12.Their having to sell everything, sitting in the hole, the message about the repossessing of the house?

13.Dick and his anger, trying out the robberies, the squirt gun? Jane watching, bemused and amused in the car? Meeting his friend, helping the old lady with the groceries, trying to do robberies, getting the muffins and the coffee? The final success?

14.Robbing the banks, the disguise, his going into the vault, the other robbers arriving, their being arrested and his escaping? Their coming to their senses? Trying to decide what to do?

15.Frank and his drinking, the prospect of his going to jail for a short time, getting a payoff?
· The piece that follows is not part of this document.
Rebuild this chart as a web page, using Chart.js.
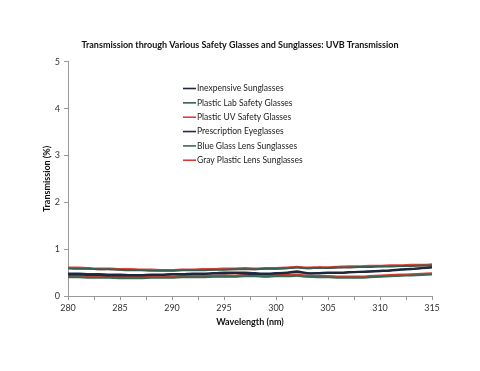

Dick going to the bar, performing, finding Frank?

16.The plan, the exchange of the document, the visualising it with Jane, losing the page, Jack’s arrival, the encounter with Dick, his mocking him? The tactics, Frank and the car and the crash, getting the woman out of the office, the standover tactics to get the signature, getting the cheque out of Jack?

17.Jack, his character, selfish, escaping with the helicopter, on TV, shooting? His plan to get the money into the Cayman Islands? His comeuppance, on TV, Dick prompting him, giving him the text? All his money given to the fund?

18.The collage of all the people – first of all down and out, then helped by the fund?

19.The blend of comedy, the serious, jokes, pratfalls, commentary songs? How effective a way of commenting on social situations for the wide audience?